- **Problem description**:
Transcribe the material verbatim in full; the pictures do not belong in the copy.

- **Dataset section**:
----------------------------------------
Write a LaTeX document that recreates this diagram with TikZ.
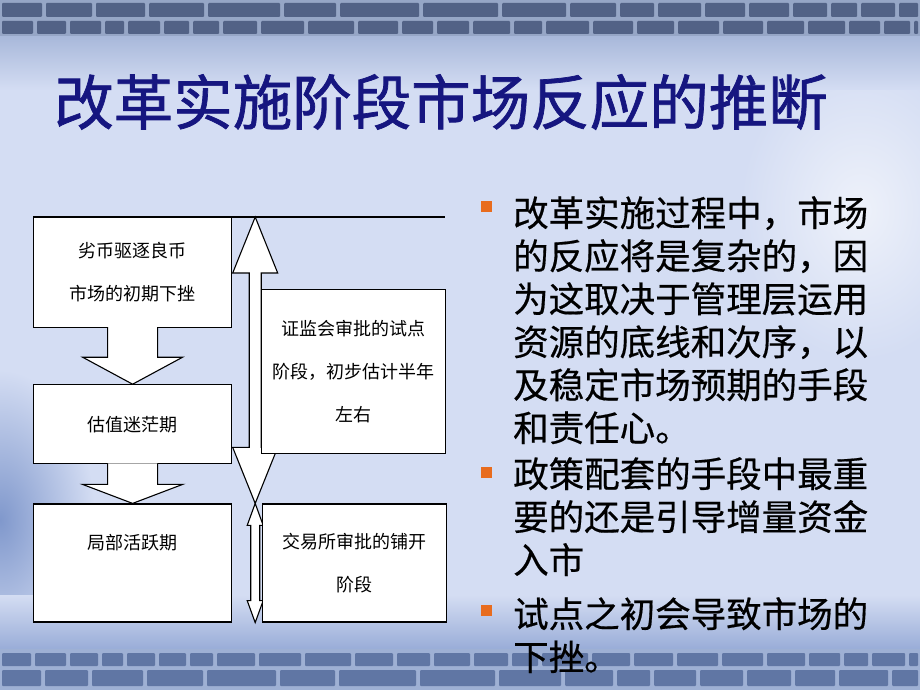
\documentclass[tikz,border=0pt]{standalone}
\usepackage{fontspec}
\usepackage{tikz}
\usetikzlibrary{backgrounds,calc,positioning}

\newfontfamily\heiti{Noto Sans CJK SC}
\newfontfamily\heitibody{Noto Sans CJK SC}[FakeBold=0.5]
\newfontfamily\heitititle{Noto Sans CJK SC}[FakeBold=1.2]
\newcommand{\titletext}{\heitititle\fontsize{59.5}{66}\selectfont}
\newcommand{\bodytext}{\heitibody\fontsize{35.5}{43}\selectfont}
\newcommand{\boxtext}{\heiti\fontsize{18}{43}\selectfont}

\definecolor{slate}{RGB}{82,98,134}
\definecolor{mortar}{RGB}{150,166,198}
\definecolor{slatelow}{RGB}{96,118,164}
\definecolor{mortarlow}{RGB}{158,176,212}
\definecolor{paleblue}{RGB}{212,221,243}
\definecolor{fadeblue}{RGB}{168,184,218}
\definecolor{deepblue}{RGB}{128,152,204}
\definecolor{titleblue}{RGB}{22,22,128}
\definecolor{bulletorange}{RGB}{232,108,30}

% wide white arrow from the bottom of one stage to the top of the next
\newcommand{\stagearrow}[3]{%
  \draw[blockarrow] ($(#1.south)+(-25,-1)$) -- ($(#2.north)+(-25,-#3)$) -- ++(-25,0)
    -- (#2.north) -- ++(50,-#3) -- ++(-25,0) -- ($(#1.south)+(25,-1)$);}
% white double arrow: top tip, bottom tip, head length, half head, half shaft
\newcommand{\twinarrow}[5]{%
  \draw[blockarrow] (#1) -- ++(#4,#3) -- ++(-#4+#5,0) -- ($(#2)+(#5,-#3)$) -- ++(#4-#5,0)
    -- (#2) -- ++(-#4,-#3) -- ++(#4-#5,0) -- ($(#1)+(-#5,#3)$) -- ++(-#4+#5,0) -- cycle;}

\begin{document}
\begin{tikzpicture}[x=1pt,y=-1pt,thick]
    % `stage' is used for the white boxes.
    % `blockarrow' is used for the wide arrows between and beside them.
    % `point' is used for the orange bullets, `bullettext' for the points.
    \tikzstyle{stage} = [draw,fill=white,line width=1.2pt,inner sep=0pt,align=center,font=\boxtext]
    \tikzstyle{blockarrow} = [draw,fill=white,line width=1.1pt,line join=miter]
    \tikzstyle{point} = [fill=bulletorange,minimum size=11pt,inner sep=0pt]
    \tikzstyle{bullettext} = [anchor=north west,inner sep=0pt,align=left,font=\bodytext]
    \useasboundingbox (0,0) rectangle (920,690);
  \begin{pgfonlayer}{background}
        % Slide background.
        \fill[paleblue] (0,0) rectangle (920,690);
        \shade[inner color=white!60!paleblue,outer color=paleblue] (860,210) ellipse (120 and 150);
        \shade[inner color=deepblue,outer color=paleblue] (0,520) ellipse (95 and 150);
        \shade[top color=fadeblue,bottom color=paleblue] (0,36) rectangle (920,90);
        \shade[top color=paleblue,bottom color=deepblue!70!paleblue] (0,595) rectangle (920,649);
        % Brick bands.
        \fill[mortar] (0,0) rectangle (920,36);
        \foreach \a/\b in {0/44,44/94,94/147,147/206,206/282,282/338,338/421,421/500,500/568,
                           568/618,618/656,656/703,703/747,747/791,791/829,829/859,859/897,897/920}
          \fill[slate,rounded corners=1pt] (\a+2,3) rectangle (\b-2,17);
        \foreach \a/\b in {0/35,35/68,68/103,103/126,126/162,162/191,191/221,221/259,259/306,
                           306/356,356/400,400/435,435/471,471/512,512/544,544/591,591/635,
                           635/676,676/721,721/765,765/806,806/847,847/882,882/912,912/920}
          \fill[slate,rounded corners=1pt] (\a+2,21) rectangle (\b-2,34);
        \fill[mortarlow] (0,649) rectangle (920,690);
        \foreach \a/\b in {0/33,33/68,68/100,100/125,125/157,157/188,188/215,215/257,257/303,
                           303/353,353/395,395/432,432/472,472/510,510/540,540/590,590/632,
                           632/675,675/720,720/765,765/807,807/842,842/870,870/907,907/920}
          \fill[slatelow,rounded corners=1pt] (\a+2,653) rectangle (\b-2,666);
        \foreach \a/\b in {0/43,43/90,90/145,145/205,205/278,278/337,337/418,418/497,497/563,
                           563/615,615/652,652/698,698/745,745/793,793/837,837/890,890/920}
          \fill[slatelow,rounded corners=1pt] (\a+2,670) rectangle (\b-2,686);
  \end{pgfonlayer}
    %
    \node[font=\titletext,text=titleblue] (title) at (441,102) {改革实施阶段市场反应的推断};
    %
    \node[stage,anchor=north west,minimum width=198pt,minimum height=110pt] (bad) at (33,217)
      {劣币驱逐良币\\市场的初期下挫};
    \node[stage,below=56pt of bad,minimum width=198pt,minimum height=79pt] (blur) {估值迷茫期};
    \node[stage,below=39pt of blur,minimum width=198pt,minimum height=118pt] (lively)
      {局部活跃期\\\mbox{}};
    \coordinate (lineend) at (445,217);
    \coordinate (reachtop) at ($(bad.north east)+(23,0)$);
    \coordinate (reachbot) at ($(lively.north east)+(23,0)$);
    \coordinate (openbot) at ($(lively.south east)+(23,0)$);
    \draw[line width=1.2pt] (bad.north west) -- (lineend);
    \twinarrow{reachtop}{reachbot}{56}{22.5}{6}
    \twinarrow{reachbot}{openbot}{22}{8}{4.5}
    \node[stage,anchor=north west,minimum width=184pt,minimum height=164pt] (trial) at (261,289)
      {证监会审批的试点\\阶段，初步估计半年\\左右};
    \node[stage,right=30pt of lively,minimum width=184pt,minimum height=118pt] (rollout)
      {交易所审批的铺开\\阶段};
    \stagearrow{bad}{blur}{27}
    \stagearrow{blur}{lively}{19}
    %
    \node[bullettext] (why) at (513,196)
      {改革实施过程中，市场\\的反应将是复杂的，因\\为这取决于管理层运用\\资源的底线和次序，以\\及稳定市场预期的手段\\和责任心。};
    \node[bullettext] (funds) at (513,457) {政策配套的手段中最重\\要的还是引导增量资金\\入市};
    \node[bullettext] (dip) at (513,597) {试点之初会导致市场的\\下挫。};
    \node[point] (dot1) at ($(why.north west)+(-27,10)$) {};
    \node[point] (dot2) at ($(funds.north west)+(-27,15)$) {};
    \node[point] (dot3) at ($(dip.north west)+(-27,13)$) {};
\end{tikzpicture}
\end{document}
----------------------------------------
- **Full output**:
Write a LaTeX document that recreates this diagram with TikZ.
\documentclass[tikz,border=0pt]{standalone}
\usepackage{fontspec}
\usepackage{tikz}
\usetikzlibrary{backgrounds,calc,positioning}

\newfontfamily\heiti{Noto Sans CJK SC}
\newfontfamily\heitibody{Noto Sans CJK SC}[FakeBold=0.5]
\newfontfamily\heitititle{Noto Sans CJK SC}[FakeBold=1.2]
\newcommand{\titletext}{\heitititle\fontsize{59.5}{66}\selectfont}
\newcommand{\bodytext}{\heitibody\fontsize{35.5}{43}\selectfont}
\newcommand{\boxtext}{\heiti\fontsize{18}{43}\selectfont}

\definecolor{slate}{RGB}{82,98,134}
\definecolor{mortar}{RGB}{150,166,198}
\definecolor{slatelow}{RGB}{96,118,164}
\definecolor{mortarlow}{RGB}{158,176,212}
\definecolor{paleblue}{RGB}{212,221,243}
\definecolor{fadeblue}{RGB}{168,184,218}
\definecolor{deepblue}{RGB}{128,152,204}
\definecolor{titleblue}{RGB}{22,22,128}
\definecolor{bulletorange}{RGB}{232,108,30}

% wide white arrow from the bottom of one stage to the top of the next
\newcommand{\stagearrow}[3]{%
  \draw[blockarrow] ($(#1.south)+(-25,-1)$) -- ($(#2.north)+(-25,-#3)$) -- ++(-25,0)
    -- (#2.north) -- ++(50,-#3) -- ++(-25,0) -- ($(#1.south)+(25,-1)$);}
% white double arrow: top tip, bottom tip, head length, half head, half shaft
\newcommand{\twinarrow}[5]{%
  \draw[blockarrow] (#1) -- ++(#4,#3) -- ++(-#4+#5,0) -- ($(#2)+(#5,-#3)$) -- ++(#4-#5,0)
    -- (#2) -- ++(-#4,-#3) -- ++(#4-#5,0) -- ($(#1)+(-#5,#3)$) -- ++(-#4+#5,0) -- cycle;}

\begin{document}
\begin{tikzpicture}[x=1pt,y=-1pt,thick]
    % `stage' is used for the white boxes.
    % `blockarrow' is used for the wide arrows between and beside them.
    % `point' is used for the orange bullets, `bullettext' for the points.
    \tikzstyle{stage} = [draw,fill=white,line width=1.2pt,inner sep=0pt,align=center,font=\boxtext]
    \tikzstyle{blockarrow} = [draw,fill=white,line width=1.1pt,line join=miter]
    \tikzstyle{point} = [fill=bulletorange,minimum size=11pt,inner sep=0pt]
    \tikzstyle{bullettext} = [anchor=north west,inner sep=0pt,align=left,font=\bodytext]
    \useasboundingbox (0,0) rectangle (920,690);
  \begin{pgfonlayer}{background}
        % Slide background.
        \fill[paleblue] (0,0) rectangle (920,690);
        \shade[inner color=white!60!paleblue,outer color=paleblue] (860,210) ellipse (120 and 150);
        \shade[inner color=deepblue,outer color=paleblue] (0,520) ellipse (95 and 150);
        \shade[top color=fadeblue,bottom color=paleblue] (0,36) rectangle (920,90);
        \shade[top color=paleblue,bottom color=deepblue!70!paleblue] (0,595) rectangle (920,649);
        % Brick bands.
        \fill[mortar] (0,0) rectangle (920,36);
        \foreach \a/\b in {0/44,44/94,94/147,147/206,206/282,282/338,338/421,421/500,500/568,
                           568/618,618/656,656/703,703/747,747/791,791/829,829/859,859/897,897/920}
          \fill[slate,rounded corners=1pt] (\a+2,3) rectangle (\b-2,17);
        \foreach \a/\b in {0/35,35/68,68/103,103/126,126/162,162/191,191/221,221/259,259/306,
                           306/356,356/400,400/435,435/471,471/512,512/544,544/591,591/635,
                           635/676,676/721,721/765,765/806,806/847,847/882,882/912,912/920}
          \fill[slate,rounded corners=1pt] (\a+2,21) rectangle (\b-2,34);
        \fill[mortarlow] (0,649) rectangle (920,690);
        \foreach \a/\b in {0/33,33/68,68/100,100/125,125/157,157/188,188/215,215/257,257/303,
                           303/353,353/395,395/432,432/472,472/510,510/540,540/590,590/632,
                           632/675,675/720,720/765,765/807,807/842,842/870,870/907,907/920}
          \fill[slatelow,rounded corners=1pt] (\a+2,653) rectangle (\b-2,666);
        \foreach \a/\b in {0/43,43/90,90/145,145/205,205/278,278/337,337/418,418/497,497/563,
                           563/615,615/652,652/698,698/745,745/793,793/837,837/890,890/920}
          \fill[slatelow,rounded corners=1pt] (\a+2,670) rectangle (\b-2,686);
  \end{pgfonlayer}
    %
    \node[font=\titletext,text=titleblue] (title) at (441,102) {改革实施阶段市场反应的推断};
    %
    \node[stage,anchor=north west,minimum width=198pt,minimum height=110pt] (bad) at (33,217)
      {劣币驱逐良币\\市场的初期下挫};
    \node[stage,below=56pt of bad,minimum width=198pt,minimum height=79pt] (blur) {估值迷茫期};
    \node[stage,below=39pt of blur,minimum width=198pt,minimum height=118pt] (lively)
      {局部活跃期\\\mbox{}};
    \coordinate (lineend) at (445,217);
    \coordinate (reachtop) at ($(bad.north east)+(23,0)$);
    \coordinate (reachbot) at ($(lively.north east)+(23,0)$);
    \coordinate (openbot) at ($(lively.south east)+(23,0)$);
    \draw[line width=1.2pt] (bad.north west) -- (lineend);
    \twinarrow{reachtop}{reachbot}{56}{22.5}{6}
    \twinarrow{reachbot}{openbot}{22}{8}{4.5}
    \node[stage,anchor=north west,minimum width=184pt,minimum height=164pt] (trial) at (261,289)
      {证监会审批的试点\\阶段，初步估计半年\\左右};
    \node[stage,right=30pt of lively,minimum width=184pt,minimum height=118pt] (rollout)
      {交易所审批的铺开\\阶段};
    \stagearrow{bad}{blur}{27}
    \stagearrow{blur}{lively}{19}
    %
    \node[bullettext] (why) at (513,196)
      {改革实施过程中，市场\\的反应将是复杂的，因\\为这取决于管理层运用\\资源的底线和次序，以\\及稳定市场预期的手段\\和责任心。};
    \node[bullettext] (funds) at (513,457) {政策配套的手段中最重\\要的还是引导增量资金\\入市};
    \node[bullettext] (dip) at (513,597) {试点之初会导致市场的\\下挫。};
    \node[point] (dot1) at ($(why.north west)+(-27,10)$) {};
    \node[point] (dot2) at ($(funds.north west)+(-27,15)$) {};
    \node[point] (dot3) at ($(dip.north west)+(-27,13)$) {};
\end{tikzpicture}
\end{document}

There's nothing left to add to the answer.